Anspruchsvolle Fundgrube

Somit blieb nach diesem Abend unklar, ob mit „Fakt&Fikton7.0“, welches gleichzeitig das erste Buch in der Edition Collegium Helveticum darstellt, ein neues Kapitel aufgeschlagen, oder einfach ein Projekt und Jahr abgeschlossen wurde. Falls das erste der Fall sein sollte, kommen aber doch leise Zweifel auf, ob das Collegium seinem Auftrag, den Dialog der Wissenschaften mit der Öffentlichkeit zu führen, mit Büchern von solcher Komplexität gerecht wird. So ist es fraglich, ob beispielsweise ein ETH-Studierender ein Werk liest, das mit den Wörterbucheinträgen zu „fictio“ und „factum“ und dem Satz „Vorworte und Vorbemerkungen tendieren zum perspektivischen Spagat zwischen Rück- und Vorausblick, zwischen Konklusion- und Promotionsrhetorik“ beginnt.

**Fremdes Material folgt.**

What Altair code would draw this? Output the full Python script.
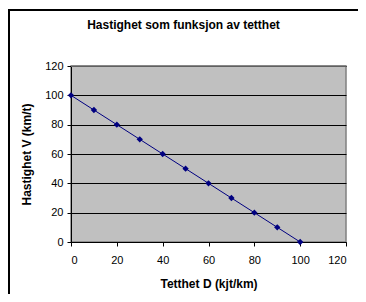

Wer sich aber von einem solchen Duktus angesprochen fühlt, für den stellt „Fakt&Fikton7.0“ wahrscheinlich eine Fundgrube dar.


Literaturhinweise:
Fakt&Fiktion7.0 Wissenschaft und Welterzählung: Die narrative Ordnung der Dinge Herausgegeben von Matthias Michel Gestaltet von Richard Feurer Edition Collegium Helveticum 1 / Chronos Preis: 58 SFr.